Mais de quatro anos se passaram desde essa carta (sete anos se contarmos do início da tramitação do Insaes) e, claro, o PL nunca foi aprovado. Pelo contrário, foi enterrado juntamente com tantas políticas educacionais soterradas pelo golpe de 2016 e todas as suas consequências, como a ascensão de Jair Bolsonaro à Presidência e a entrega do MEC ao controle de forças ultraliberais e fundamentalistas reunidas num ministro só.
Diante de tantos ataques que a educação vem sofrendo — com a inviabilização do próprio Plano Nacional de Educação (PNE), os cortes nas universidades federais, o desmonte de pesquisas científicas, a nomeação de interventores nas universidades e institutos federais, a perseguição a estudantes e docentes etc. —, relembrar uma pauta como o Insaes soa quase anacrônico. No dia 2 de outubro, no ato “Educação pública, ciência, tecnologia e soberania do Brasil: Não tirem o dinheiro da educação básica e das universidades públicas”, realizado no Auditório Nereu Ramos, da Câmara dos Deputados, em Brasília (DF), a partir de convocação do Fórum Nacional Popular de Educação (FNPE), ressaltamos que estamos diante da maior ofensiva das elites contra o direito à educação no país.
Nos últimos 90 anos sempre estivemos em ascensão nas políticas públicas para a educação, mas nesse momento a política é de destruição. E não apenas do ensino superior.
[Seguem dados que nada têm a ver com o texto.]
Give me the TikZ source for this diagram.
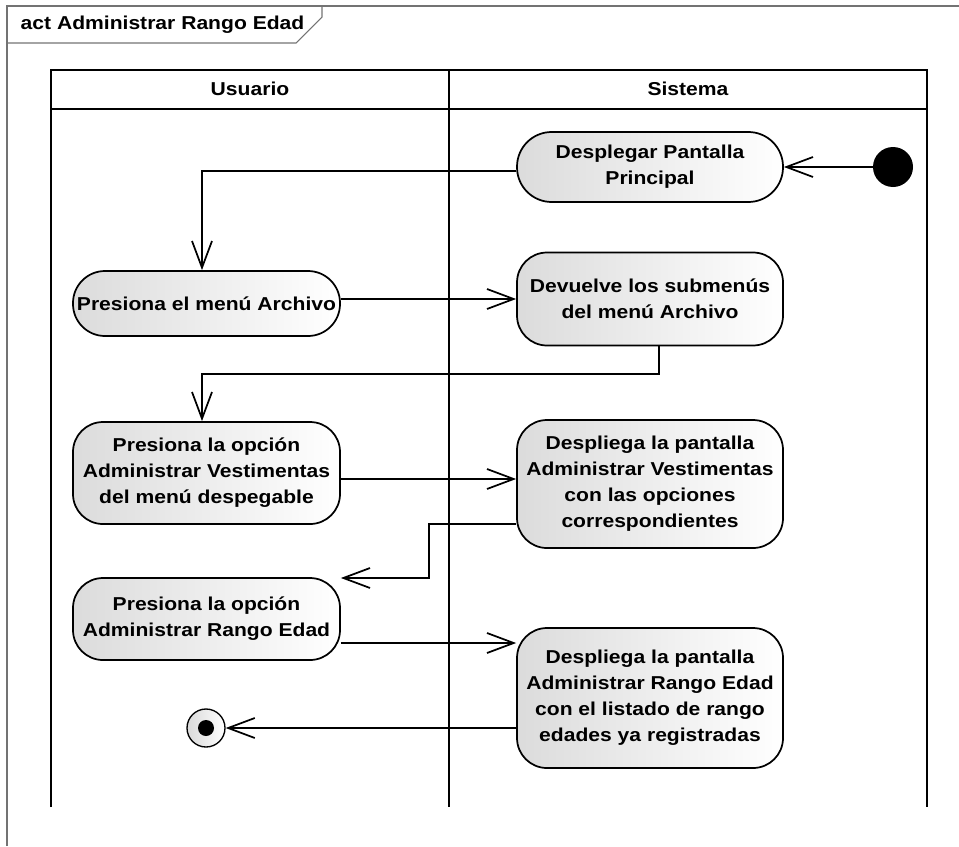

Os cortes orçamentários praticados pelo governo Bolsonaro, neste ano e para o próximo, atingem todos os setores, da educação infantil à de Jovens e Adultos (EJA). E é contra tudo isso que devemos lutar, defendendo a democracia, a soberania e o ensino público, gratuito, laico e formador de cidadãos, bem como o incentivo à pesquisa, ciência, tecnologia e cultura.
Trazer o Insaes à lembrança não significa, contudo, tentar ressuscitar o projeto num momento em que a correlação de forças o impede e em que há tantas batalhas urgentes, incluindo o crescimento e fortalecimento do próprio FNPE como espaço coletivo de resistência. Na verdade, recordar aquilo que o PL 4.372/12 propunha e que o lobby do setor privatista impediu que fosse levado adiante é importante para mostrar que os problemas que ele visava combater não só continuam presentes, como se aprofundaram ainda mais.
No último dia 4 de outubro, a imprensa noticiou que só 3% dos cursos superiores de instituições privadas têm nota máxima em avaliação, ao passo que as universidades federais têm 29%. Além disso, 48% dos cursos avaliados nos estabelecimentos particulares com e sem fins lucrativos ficaram com conceito 3, que é o mínimo exigido. Apesar disso, o atual ministro da Educação, Abraham Weintraub, continua não só a questionar a qualidade das federais, mas também a promover seu sucateamento e seu desmonte, defendendo abertamente que a expansão do ensino superior se dê via iniciativa privada.
Enquanto isso, a Kroton — maior empresa de educação do mundo, com valor de mercado de R$ 18,2 bilhões — anunciou na última segunda-feira, 7 de outubro, sua mudança de nome, de foco, de organização e de governança, transformando-se na holding Cogna Educação. A estratégia é, depois de uma queda nos processos de aquisição de outras companhias, dividir a empresa em quatro e avançar na prestação de serviços para escolas e faculdades (uma das “partes”, inclusive, batizada de Vasta Educação, vai oferecer serviços de gestão para as escolas e material didático, incluindo eventual participação em licitações públicas). Em outras palavras, a intenção da mudança não é assegurar qualidade de ensino, mas obter mais e mais lucros — inclusos recursos públicos que deveria ser destinados à educação pública —, sem qualquer mecanismo de supervisão; pelo contrário, até com o aval do MEC.
É notório, portanto, que o processo de financeirização do ensino superior que a Contee denuncia há décadas — e que avança cada vez com mais voracidade também sobre educação básica — não só continua sendo uma realidade como também é um dos principais responsáveis pelos ataques à educação pública. A guerra do atual ministro contras as universidades e institutos federais é ideológica, sim, mas é também econômica.
Para grupos que ainda sustentam um governo cada vez mais explicitamente desabonado e vexaminoso, até mesmo internacionalmente, educação é um negócio extremamente lucrativo e a continuidade do apoio vai depender do quanto podem ainda encher seus bolsos com ela. Contra isso, a nós, cabe lutar em todos os espaços possíveis, para lembrar que educação não é mercadoria.